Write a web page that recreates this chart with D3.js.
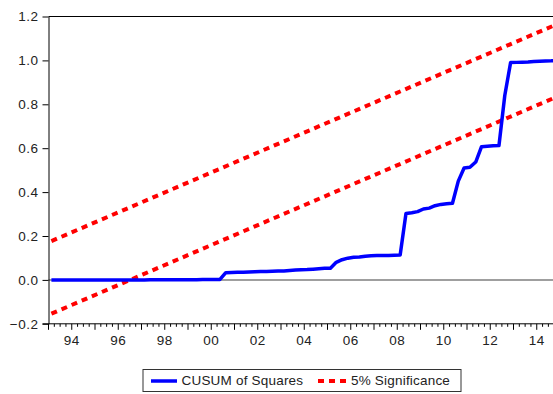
<!DOCTYPE html>
<html>
<head>
<meta charset="utf-8">
<script src="https://cdn.jsdelivr.net/npm/d3@7"></script>
<style>
  html, body { margin: 0; padding: 0; background: #fff; }
  svg { display: block; }
  text { font-family: "Liberation Sans", Arial, sans-serif; fill: #222; }
</style>
</head>
<body>
<svg id="chart" width="553" height="394"></svg>
<script>
// Quarterly sample 1993Q1 - 2014Q4
const startYear = 1993;
const nObs = 88;
const quarters = d3.range(nObs).map(i => (startYear + Math.floor(i / 4)) + "Q" + (i % 4 + 1));

// CUSUM of squares, one value per quarter
const cusumSq = [
  0.000, 0.000, 0.000, 0.000, 0.000, 0.000, 0.000, 0.000, 0.000, 0.000,
  0.000, 0.000, 0.000, 0.000, 0.000, 0.000, 0.000, 0.001, 0.001, 0.001,
  0.001, 0.001, 0.001, 0.001, 0.001, 0.001, 0.002, 0.002, 0.002, 0.002,
  0.033, 0.034, 0.035, 0.035, 0.036, 0.037, 0.038, 0.038, 0.039, 0.040,
  0.041, 0.043, 0.045, 0.046, 0.047, 0.049, 0.051, 0.053, 0.053, 0.080,
  0.092, 0.099, 0.103, 0.104, 0.108, 0.110, 0.111, 0.111, 0.111, 0.112,
  0.113, 0.303, 0.306, 0.311, 0.323, 0.327, 0.338, 0.344, 0.347, 0.349,
  0.450, 0.510, 0.513, 0.537, 0.607, 0.609, 0.611, 0.612, 0.840, 0.990,
  0.991, 0.992, 0.993, 0.995, 0.996, 0.997, 0.998, 1.000
];

// 5% significance bounds at the first and last observation
const boundQuarters = [quarters[0], quarters[nObs - 1]];
const upper5 = [0.177, 1.165];
const lower5 = [-0.154, 0.835];

const yTicks = [-0.2, 0.0, 0.2, 0.4, 0.6, 0.8, 1.0, 1.2];
const yearLabels = ["94", "96", "98", "00", "02", "04", "06", "08", "10", "12", "14"];
const legendLabels = ["CUSUM of Squares", "5% Significance"];

// position of a quarter: centre of its span on a fractional-year axis
const qTime = q => +q.slice(0, 4) + (+q.slice(5) - 0.5) / 4;

const svg = d3.select("#chart");
const plot = { left: 48.5, top: 16.5, bottom: 323.8 };

const x = d3.scaleLinear().domain([1993, 2015]).range([plot.left, plot.left + 22 * 23.25]);
const y = d3.scaleLinear().domain([-0.2, 1.2]).range([plot.bottom, plot.top]);
const xRight = x.range()[1];

// frame: top border
svg.append("line")
  .attr("x1", plot.left).attr("x2", xRight)
  .attr("y1", y(1.2)).attr("y2", y(1.2))
  .attr("stroke", "#000").attr("stroke-width", 1);

// zero reference line
svg.append("line")
  .attr("x1", plot.left).attr("x2", xRight)
  .attr("y1", y(0)).attr("y2", y(0))
  .attr("stroke", "#7f7f7f").attr("stroke-width", 1.5);

// y axis
const yAxis = d3.axisLeft(y)
  .tickValues(yTicks)
  .tickFormat(d3.format(".1f"))
  .tickSize(6)
  .tickSizeOuter(0)
  .tickPadding(4);
const gy = svg.append("g").attr("transform", `translate(${plot.left},0)`).call(yAxis);
gy.select(".domain").attr("stroke", "#000");
gy.selectAll(".tick line").attr("stroke", "#000");
gy.selectAll(".tick text")
  .attr("font-size", 13.5)
  .style("letter-spacing", "0.5px")
  .attr("fill", "#222");

// x axis: minor quarter ticks, long year ticks, labels every second year
const gx = svg.append("g").attr("transform", `translate(0,${plot.bottom})`);
gx.append("line")
  .attr("x1", plot.left - 6).attr("x2", xRight)
  .attr("stroke", "#000").attr("stroke-width", 1);
const quarterTicks = d3.range(1993, 2015.001, 0.25);
gx.selectAll("line.qt")
  .data(quarterTicks)
  .join("line")
  .attr("class", "qt")
  .attr("x1", d => x(d)).attr("x2", d => x(d))
  .attr("y1", 0)
  .attr("y2", d => Math.abs(d - Math.round(d)) < 1e-6 ? 6 : 3)
  .attr("stroke", "#000").attr("stroke-width", 1);
gx.selectAll("text")
  .data(yearLabels)
  .join("text")
  .attr("x", (d, i) => x(1994 + 2 * i))
  .attr("y", 21.5)
  .attr("text-anchor", "middle")
  .attr("font-size", 13.5)
  .style("letter-spacing", "0.5px")
  .text(d => d);

// significance bounds
const bound = d3.line().x(d => x(qTime(d[0]))).y(d => y(d[1]));
[upper5, lower5].forEach(vals => {
  svg.append("path")
    .datum(boundQuarters.map((q, i) => [q, vals[i]]))
    .attr("d", bound)
    .attr("fill", "none")
    .attr("stroke", "#ff0000")
    .attr("stroke-width", 4)
    .attr("stroke-dasharray", "6,5");
});

// CUSUM of squares
const cusumLine = d3.line()
  .x((d, i) => x(qTime(quarters[i])))
  .y(d => y(d));
svg.append("path")
  .datum(cusumSq)
  .attr("d", cusumLine)
  .attr("fill", "none")
  .attr("stroke", "#0000ff")
  .attr("stroke-width", 3.5)
  .attr("stroke-linejoin", "round");

// legend
const lg = svg.append("g").attr("transform", "translate(143,369.5)");
lg.append("rect")
  .attr("width", 318).attr("height", 22)
  .attr("fill", "#fff").attr("stroke", "#333").attr("stroke-width", 1);
lg.append("line")
  .attr("x1", 8).attr("x2", 34).attr("y1", 11.5).attr("y2", 11.5)
  .attr("stroke", "#0000ff").attr("stroke-width", 3.5);
lg.append("text")
  .attr("x", 38.5).attr("y", 15.5)
  .attr("font-size", 13.5)
  .style("letter-spacing", "0.2px")
  .text(legendLabels[0]);
lg.append("line")
  .attr("x1", 175).attr("x2", 204).attr("y1", 11.5).attr("y2", 11.5)
  .attr("stroke", "#ff0000").attr("stroke-width", 4)
  .attr("stroke-dasharray", "6,5");
lg.append("text")
  .attr("x", 208).attr("y", 15.5)
  .attr("font-size", 13.5)
  .style("letter-spacing", "0.2px")
  .text(legendLabels[1]);
</script>
</body>
</html>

§ WHAT IS EXPECTED
Starting with the first line of the data above and ending with the line containing "const xRight = x.range()[1];", please restate every line exactly, leaving images out.

§ ANSWER TO THIS EXERCISE
Write a web page that recreates this chart with D3.js.
<!DOCTYPE html>
<html>
<head>
<meta charset="utf-8">
<script src="https://cdn.jsdelivr.net/npm/d3@7"></script>
<style>
  html, body { margin: 0; padding: 0; background: #fff; }
  svg { display: block; }
  text { font-family: "Liberation Sans", Arial, sans-serif; fill: #222; }
</style>
</head>
<body>
<svg id="chart" width="553" height="394"></svg>
<script>
// Quarterly sample 1993Q1 - 2014Q4
const startYear = 1993;
const nObs = 88;
const quarters = d3.range(nObs).map(i => (startYear + Math.floor(i / 4)) + "Q" + (i % 4 + 1));

// CUSUM of squares, one value per quarter
const cusumSq = [
  0.000, 0.000, 0.000, 0.000, 0.000, 0.000, 0.000, 0.000, 0.000, 0.000,
  0.000, 0.000, 0.000, 0.000, 0.000, 0.000, 0.000, 0.001, 0.001, 0.001,
  0.001, 0.001, 0.001, 0.001, 0.001, 0.001, 0.002, 0.002, 0.002, 0.002,
  0.033, 0.034, 0.035, 0.035, 0.036, 0.037, 0.038, 0.038, 0.039, 0.040,
  0.041, 0.043, 0.045, 0.046, 0.047, 0.049, 0.051, 0.053, 0.053, 0.080,
  0.092, 0.099, 0.103, 0.104, 0.108, 0.110, 0.111, 0.111, 0.111, 0.112,
  0.113, 0.303, 0.306, 0.311, 0.323, 0.327, 0.338, 0.344, 0.347, 0.349,
  0.450, 0.510, 0.513, 0.537, 0.607, 0.609, 0.611, 0.612, 0.840, 0.990,
  0.991, 0.992, 0.993, 0.995, 0.996, 0.997, 0.998, 1.000
];

// 5% significance bounds at the first and last observation
const boundQuarters = [quarters[0], quarters[nObs - 1]];
const upper5 = [0.177, 1.165];
const lower5 = [-0.154, 0.835];

const yTicks = [-0.2, 0.0, 0.2, 0.4, 0.6, 0.8, 1.0, 1.2];
const yearLabels = ["94", "96", "98", "00", "02", "04", "06", "08", "10", "12", "14"];
const legendLabels = ["CUSUM of Squares", "5% Significance"];

// position of a quarter: centre of its span on a fractional-year axis
const qTime = q => +q.slice(0, 4) + (+q.slice(5) - 0.5) / 4;

const svg = d3.select("#chart");
const plot = { left: 48.5, top: 16.5, bottom: 323.8 };

const x = d3.scaleLinear().domain([1993, 2015]).range([plot.left, plot.left + 22 * 23.25]);
const y = d3.scaleLinear().domain([-0.2, 1.2]).range([plot.bottom, plot.top]);
const xRight = x.range()[1];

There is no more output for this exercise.